*TASK STATEMENT*. What are the lines from the one with "Write the Observable" through the one with "29544, 28401, 26549, 24686, 31314, 27020];", inclusive? Output them exactly, and leave out the pictures.

*EXERCISE INPUT*.
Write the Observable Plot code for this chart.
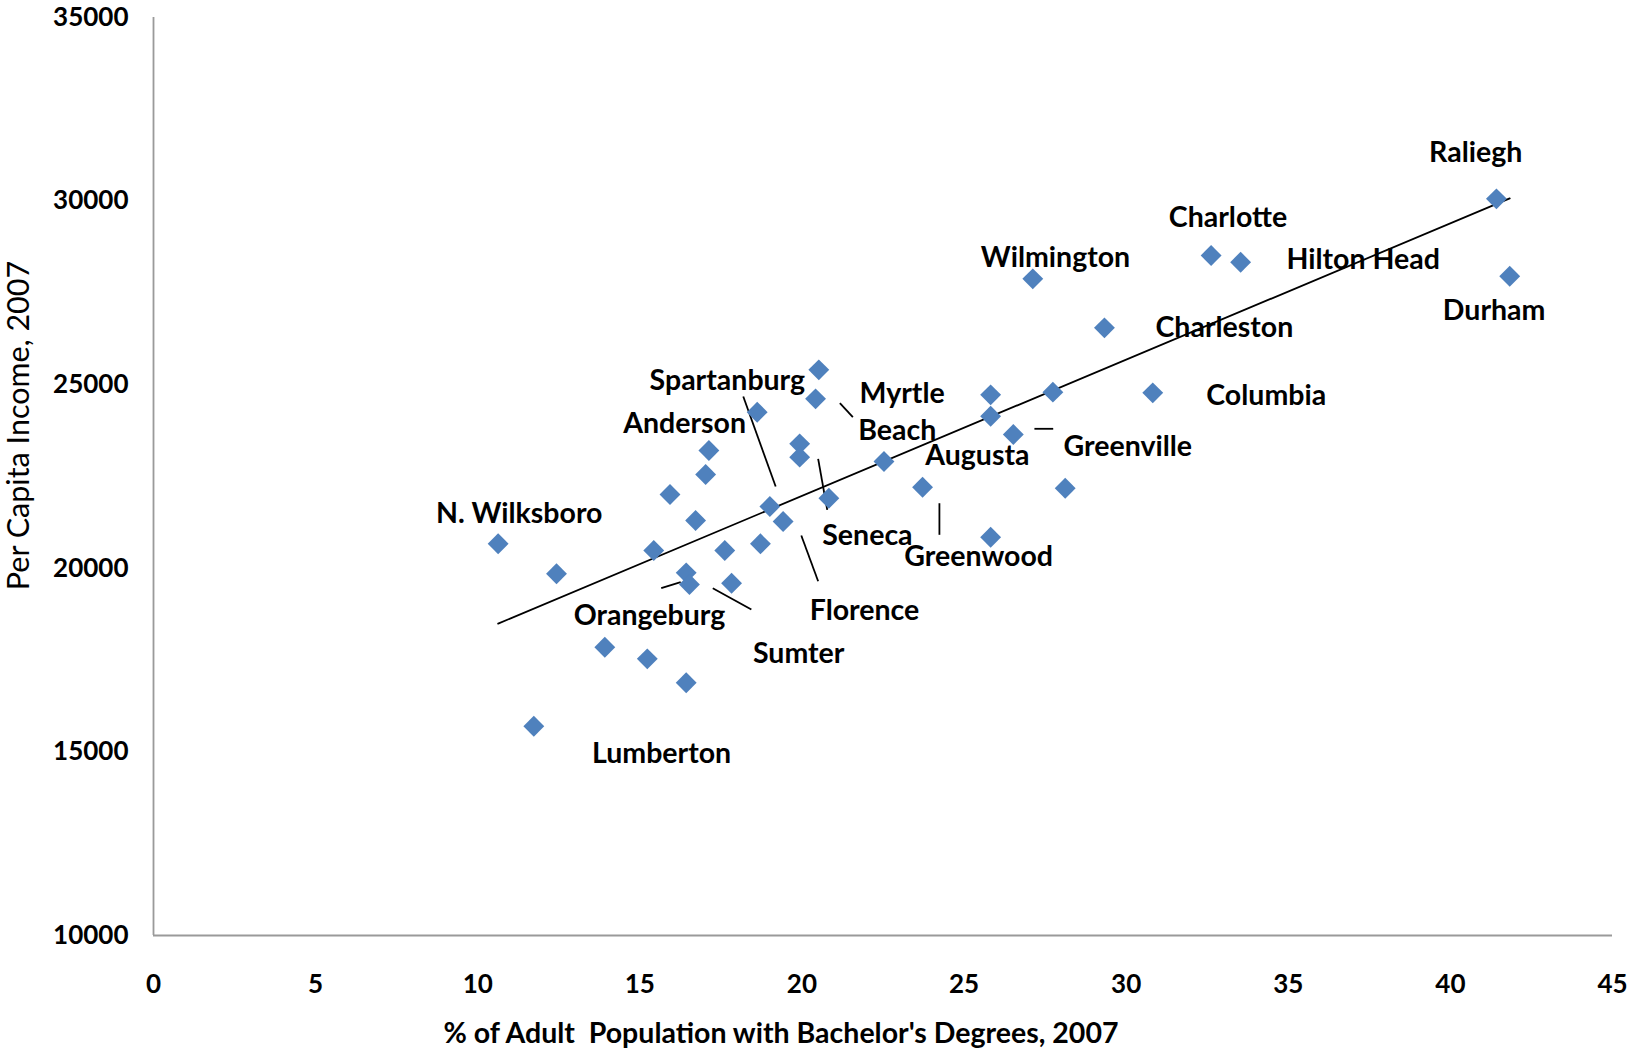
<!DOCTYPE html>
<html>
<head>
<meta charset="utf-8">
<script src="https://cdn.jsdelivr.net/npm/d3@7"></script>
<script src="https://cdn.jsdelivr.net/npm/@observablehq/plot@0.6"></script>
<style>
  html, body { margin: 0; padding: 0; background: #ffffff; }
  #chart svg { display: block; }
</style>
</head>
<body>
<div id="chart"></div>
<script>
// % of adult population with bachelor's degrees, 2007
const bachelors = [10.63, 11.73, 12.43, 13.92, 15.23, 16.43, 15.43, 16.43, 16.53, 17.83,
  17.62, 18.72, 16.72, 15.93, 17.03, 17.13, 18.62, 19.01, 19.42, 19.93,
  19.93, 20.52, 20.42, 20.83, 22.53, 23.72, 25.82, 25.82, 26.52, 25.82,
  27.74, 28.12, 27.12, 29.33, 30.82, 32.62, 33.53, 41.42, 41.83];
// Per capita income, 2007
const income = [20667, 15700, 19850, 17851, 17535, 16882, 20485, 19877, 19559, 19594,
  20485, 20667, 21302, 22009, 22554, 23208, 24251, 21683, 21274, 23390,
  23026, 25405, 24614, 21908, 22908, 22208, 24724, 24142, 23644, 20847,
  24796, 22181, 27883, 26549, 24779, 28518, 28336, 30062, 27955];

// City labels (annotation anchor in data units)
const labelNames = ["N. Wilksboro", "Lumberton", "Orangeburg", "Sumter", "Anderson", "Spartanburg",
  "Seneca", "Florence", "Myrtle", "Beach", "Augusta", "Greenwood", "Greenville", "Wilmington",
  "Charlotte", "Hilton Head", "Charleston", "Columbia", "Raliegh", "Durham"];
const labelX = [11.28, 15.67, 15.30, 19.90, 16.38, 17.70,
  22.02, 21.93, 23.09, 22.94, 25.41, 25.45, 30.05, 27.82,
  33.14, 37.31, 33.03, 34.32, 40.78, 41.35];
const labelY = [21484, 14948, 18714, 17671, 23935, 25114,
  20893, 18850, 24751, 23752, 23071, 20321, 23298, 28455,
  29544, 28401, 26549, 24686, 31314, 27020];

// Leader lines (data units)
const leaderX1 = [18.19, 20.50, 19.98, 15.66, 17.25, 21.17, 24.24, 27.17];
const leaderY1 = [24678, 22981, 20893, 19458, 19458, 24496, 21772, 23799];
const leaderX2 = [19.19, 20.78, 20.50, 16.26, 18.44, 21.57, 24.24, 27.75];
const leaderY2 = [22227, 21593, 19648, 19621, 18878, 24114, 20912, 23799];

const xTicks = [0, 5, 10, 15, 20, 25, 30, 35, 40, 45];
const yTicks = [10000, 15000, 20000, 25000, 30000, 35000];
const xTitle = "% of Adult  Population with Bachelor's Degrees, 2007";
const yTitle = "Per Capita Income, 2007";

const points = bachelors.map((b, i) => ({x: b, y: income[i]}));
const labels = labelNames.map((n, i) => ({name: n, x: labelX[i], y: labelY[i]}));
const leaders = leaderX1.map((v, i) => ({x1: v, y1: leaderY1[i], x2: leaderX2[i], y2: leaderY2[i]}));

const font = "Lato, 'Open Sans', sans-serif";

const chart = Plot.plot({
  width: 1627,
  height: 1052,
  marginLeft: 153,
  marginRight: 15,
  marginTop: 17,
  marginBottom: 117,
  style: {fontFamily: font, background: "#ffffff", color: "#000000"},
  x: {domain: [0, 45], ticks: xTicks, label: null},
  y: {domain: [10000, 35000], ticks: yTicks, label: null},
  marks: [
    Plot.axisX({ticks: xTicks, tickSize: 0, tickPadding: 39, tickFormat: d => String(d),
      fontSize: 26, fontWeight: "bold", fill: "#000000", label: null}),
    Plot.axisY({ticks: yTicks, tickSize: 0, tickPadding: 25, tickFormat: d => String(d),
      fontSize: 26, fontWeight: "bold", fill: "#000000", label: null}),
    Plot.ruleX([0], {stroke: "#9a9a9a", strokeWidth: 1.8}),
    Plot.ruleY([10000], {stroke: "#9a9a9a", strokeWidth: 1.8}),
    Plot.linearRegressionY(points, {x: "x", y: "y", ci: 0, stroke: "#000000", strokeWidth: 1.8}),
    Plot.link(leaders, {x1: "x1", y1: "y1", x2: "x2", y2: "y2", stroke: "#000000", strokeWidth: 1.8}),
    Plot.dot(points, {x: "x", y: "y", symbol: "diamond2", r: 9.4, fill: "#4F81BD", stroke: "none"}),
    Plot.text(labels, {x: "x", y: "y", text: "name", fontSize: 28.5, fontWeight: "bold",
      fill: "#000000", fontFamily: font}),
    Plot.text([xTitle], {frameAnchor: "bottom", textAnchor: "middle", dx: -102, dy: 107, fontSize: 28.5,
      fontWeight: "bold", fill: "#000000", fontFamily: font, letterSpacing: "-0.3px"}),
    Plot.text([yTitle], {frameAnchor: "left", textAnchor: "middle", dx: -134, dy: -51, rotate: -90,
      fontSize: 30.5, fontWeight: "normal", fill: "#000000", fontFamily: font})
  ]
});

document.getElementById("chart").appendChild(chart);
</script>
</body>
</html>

...

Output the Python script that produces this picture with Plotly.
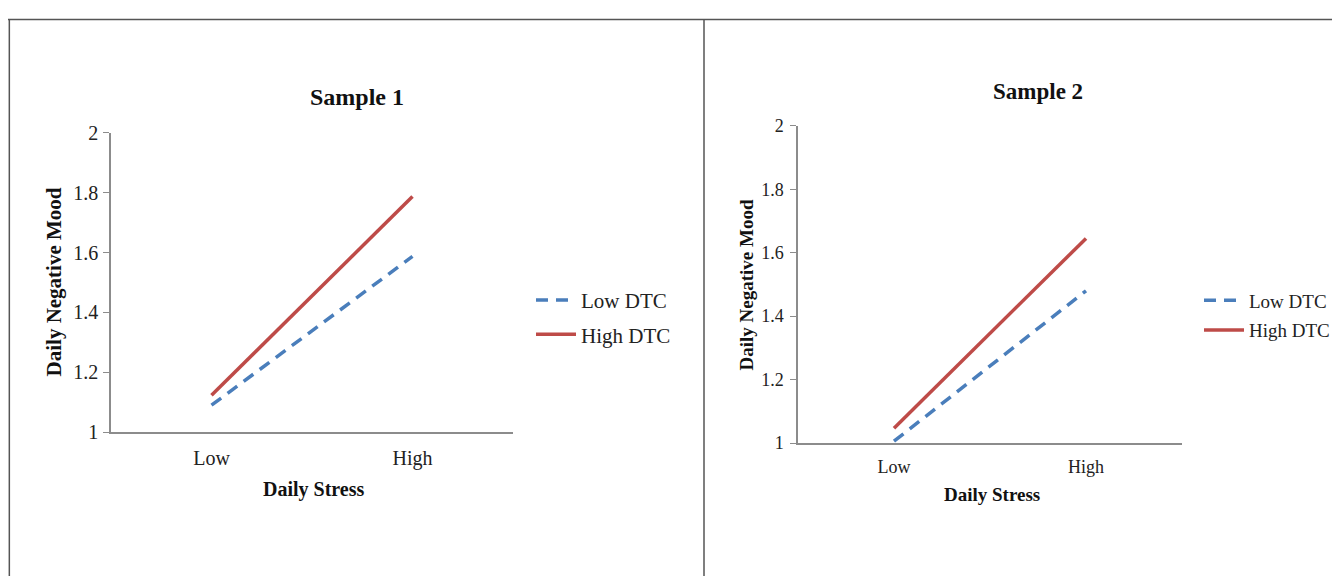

...

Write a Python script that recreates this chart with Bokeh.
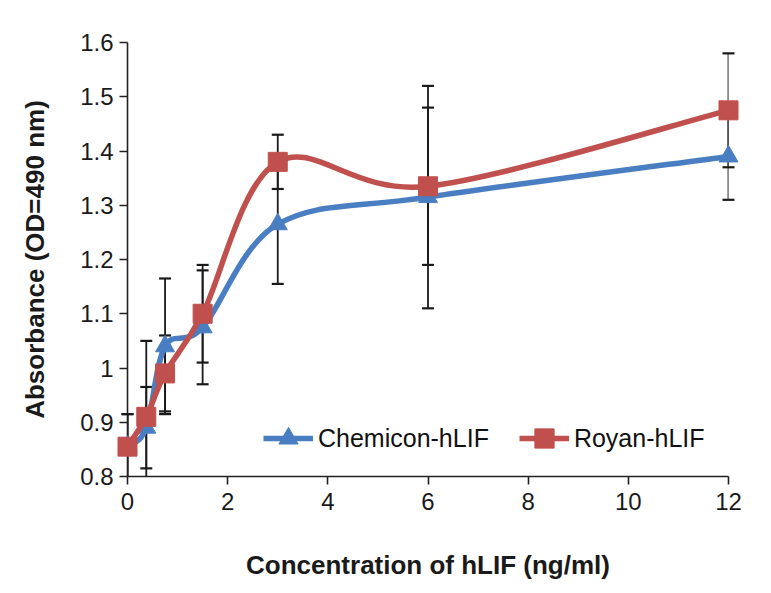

*ANSWER TO THIS TASK*.
Write the Observable Plot code for this chart.
<!DOCTYPE html>
<html>
<head>
<meta charset="utf-8">
<script src="https://cdn.jsdelivr.net/npm/d3@7"></script>
<script src="https://cdn.jsdelivr.net/npm/@observablehq/plot@0.6"></script>
<style>
  html, body { margin: 0; padding: 0; background: #ffffff; }
  #chart svg { display: block; }
</style>
</head>
<body>
<div id="chart"></div>
<script>
// % of adult population with bachelor's degrees, 2007
const bachelors = [10.63, 11.73, 12.43, 13.92, 15.23, 16.43, 15.43, 16.43, 16.53, 17.83,
  17.62, 18.72, 16.72, 15.93, 17.03, 17.13, 18.62, 19.01, 19.42, 19.93,
  19.93, 20.52, 20.42, 20.83, 22.53, 23.72, 25.82, 25.82, 26.52, 25.82,
  27.74, 28.12, 27.12, 29.33, 30.82, 32.62, 33.53, 41.42, 41.83];
// Per capita income, 2007
const income = [20667, 15700, 19850, 17851, 17535, 16882, 20485, 19877, 19559, 19594,
  20485, 20667, 21302, 22009, 22554, 23208, 24251, 21683, 21274, 23390,
  23026, 25405, 24614, 21908, 22908, 22208, 24724, 24142, 23644, 20847,
  24796, 22181, 27883, 26549, 24779, 28518, 28336, 30062, 27955];

// City labels (annotation anchor in data units)
const labelNames = ["N. Wilksboro", "Lumberton", "Orangeburg", "Sumter", "Anderson", "Spartanburg",
  "Seneca", "Florence", "Myrtle", "Beach", "Augusta", "Greenwood", "Greenville", "Wilmington",
  "Charlotte", "Hilton Head", "Charleston", "Columbia", "Raliegh", "Durham"];
const labelX = [11.28, 15.67, 15.30, 19.90, 16.38, 17.70,
  22.02, 21.93, 23.09, 22.94, 25.41, 25.45, 30.05, 27.82,
  33.14, 37.31, 33.03, 34.32, 40.78, 41.35];
const labelY = [21484, 14948, 18714, 17671, 23935, 25114,
  20893, 18850, 24751, 23752, 23071, 20321, 23298, 28455,
  29544, 28401, 26549, 24686, 31314, 27020];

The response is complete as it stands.